Rolling over the carrying amounts in connection with exercising the option would then also be possible if some or all of the shareholders are resident in a foreign country on the date the option is exercised. However, for this, specific requirements would have to be complied with, namely, either at the level of the shareholders or, in respect of the right to tax, of the shares in the company that has elected to exercise the option.
(a) Shareholder level
- domicile or place of habitual residence in the EU or EEA (natural persons), or
- incorporation in accordance with the law of an EU/EEA country as well as headquarters and management in an EU/EEA country (corporation)

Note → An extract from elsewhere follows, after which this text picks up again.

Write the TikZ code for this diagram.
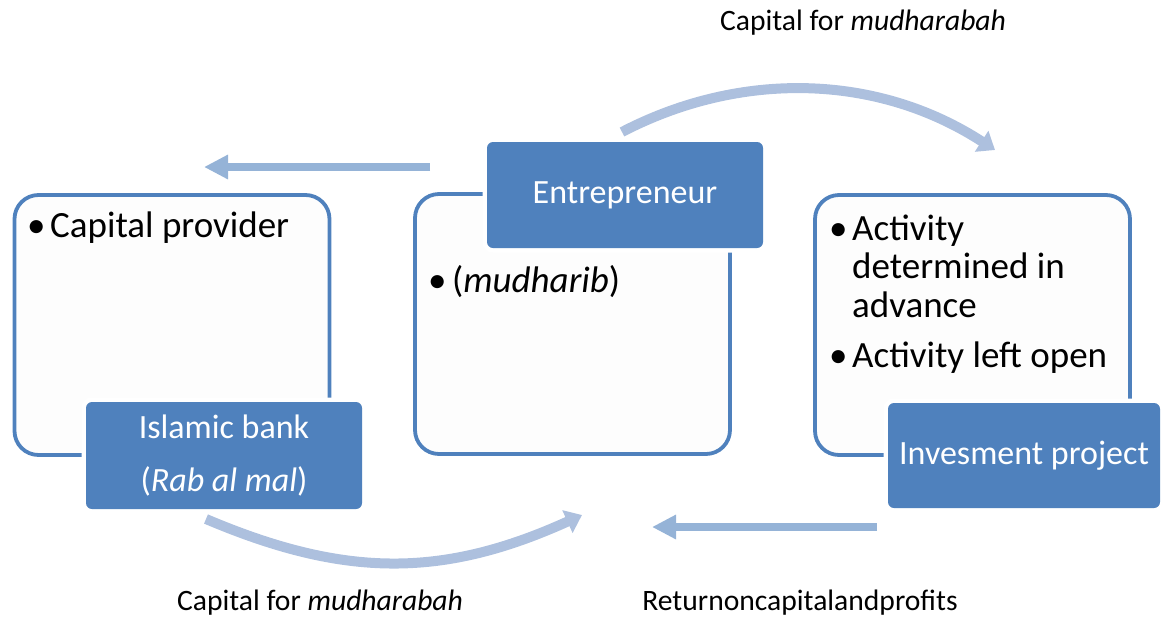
\documentclass[tikz,border=0pt]{standalone}
\usepackage{fontspec}
\setmainfont{Carlito}
\usetikzlibrary{arrows.meta}

\definecolor{boxblue}{HTML}{4F81BD}
\definecolor{flowblue}{HTML}{95B3D7}
\definecolor{curveblue}{HTML}{ADC0DE}
\definecolor{panelfill}{HTML}{FDFDFD}

\tikzset{
  panel/.style={draw=boxblue, line width=3.8pt, fill=panelfill, rounded corners=24pt,
    minimum width=315pt, minimum height=260pt, inner sep=0pt},
  rolebox/.style={fill=boxblue, rounded corners=6pt, text=white, align=center,
    preaction={draw=white, line width=9pt, rounded corners=6pt},
    font=\fontsize{34}{53}\selectfont, inner sep=0pt},
  bodytext/.style={anchor=base west, align=left, inner sep=0pt,
    font=\fontsize{37}{38.5}\selectfont},
  dot/.style={anchor=base west, inner sep=0pt, font=\fontsize{37}{38.5}\selectfont},
  flowlabel/.style={anchor=base, inner sep=0pt, font=\fontsize{29.6}{34}\selectfont},
  straightflow/.style={draw=flowblue, line width=8pt,
    -{Triangle[width=23pt,length=24pt]}},
  curvedflow/.style={draw=curveblue, line width=10pt,
    -{Triangle[width=24pt,length=16pt]}},
}

\begin{document}
\begin{tikzpicture}[x=1pt, y=-1pt]
\useasboundingbox (0,0) rectangle (1161,619);

% three panels
\node[panel] (provider) at (172,325) {};
\node[panel] (agent) at (572.5,324) {};
\node[panel] (project) at (972.5,325) {};

% role headers
\node[rolebox, minimum width=276pt, minimum height=107pt] (bank) at (224,455.5)
  {Islamic bank\\(\textit{Rab al mal})};
\node[rolebox, minimum width=276pt, minimum height=106pt] (entre) at (625,195)
  {Entrepreneur};
\node[rolebox, minimum width=272pt, minimum height=105pt] (invest) at (1024,455.5)
  {Invesment project};

% panel bullets (the base of a multi-line node is its last line)
\node[dot] (b1) at (27,237) {•};
\node[bodytext] (t1) at (50,237) {Capital provider};

\node[dot] (b2) at (428,292) {•};
\node[bodytext] (t2) at (452,292) {(\textit{mudharib})};

\node[dot] (b3) at (829,240) {•};
\node[bodytext] (t3) at (852,317) {Activity\\determined in\\advance};
\node[dot] (b4) at (829,367) {•};
\node[bodytext] (t4) at (852,367) {Activity left open};

% flow ends
\coordinate (topL) at (430,167);
\coordinate (topLtip) at (204,167);
\coordinate (botR) at (877,527);
\coordinate (botRtip) at (652,527);
\coordinate (arcTs) at (622,132);
\coordinate (arcTe) at (995,150);
\coordinate (arcBs) at (206,519);
\coordinate (arcBe) at (582,515);

% flows
\draw[straightflow] (topL) -- (topLtip);
\draw[straightflow] (botR) -- (botRtip);
\draw[curvedflow] (arcTs) .. controls (740,70.6) and (877,73.3) .. (arcTe);
\draw[curvedflow] (arcBs) .. controls (345,578) and (443,578) .. (arcBe);

% flow labels
\node[flowlabel] (lblTop) at (863,30) {Capital for \textit{mudharabah}};
\node[flowlabel] (lblBotL) at (320,610) {Capital for \textit{mudharabah}};
\node[flowlabel] (lblBotR) at (800,610) {Returnoncapitalandprofits};
\end{tikzpicture}
\end{document}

b) alternatively, no exclusion or restriction of Germany’s right to tax the capital gain from the sale of shares.
Therefore, on the one hand, compliance with the respective EU/EEA references by the shareholders would be sufficient in order to enable a tax-neutral option. On the other hand, if shareholders are resident in a third country this would likewise not be considered to be detrimental (from a tax point of view) if Germany’s right to tax the capital gain from a sale of the shares is maintained.
Please note: This also means that, for example, the move from Germany to an EU/EEA country by a shareholder of a company that has elected to exercise the option would generally not however constitute a breach of the retention period; it is likewise possible that a move would trigger legal consequences under Section 6 AStG.
The interaction of Section 22 UmwStG with Section 6 AStG
As indicated above, various exit tax rules could potentially be applicable in parallel. In the final section, we have provided examples in order to make it clear how these rules could interact with each other.
Example: The taxpayer S moves from Germany to the UK almost 3 years after the option was exercised.
- First of all, subsequent taxation is triggered in the amount of 5/7ths of the hidden reserves (Section 22 UmwStG; reduction by 2 full-year periods = 2/7ths).
- The taxed amount is deemed to be the subsequent acquisition cost for the shares.
- The next step involves checking the applicability of Section 6 AStG.
- Should Section 6 AStG be applicable, then the calculation of the notional capital gain from the sale - within the meaning of Section 17 EStG - would have to include the subsequent acquisition costs from the subsequent taxation of the hidden reserves; this means that multiple taxation of these hidden reserves would be prevented in this respect.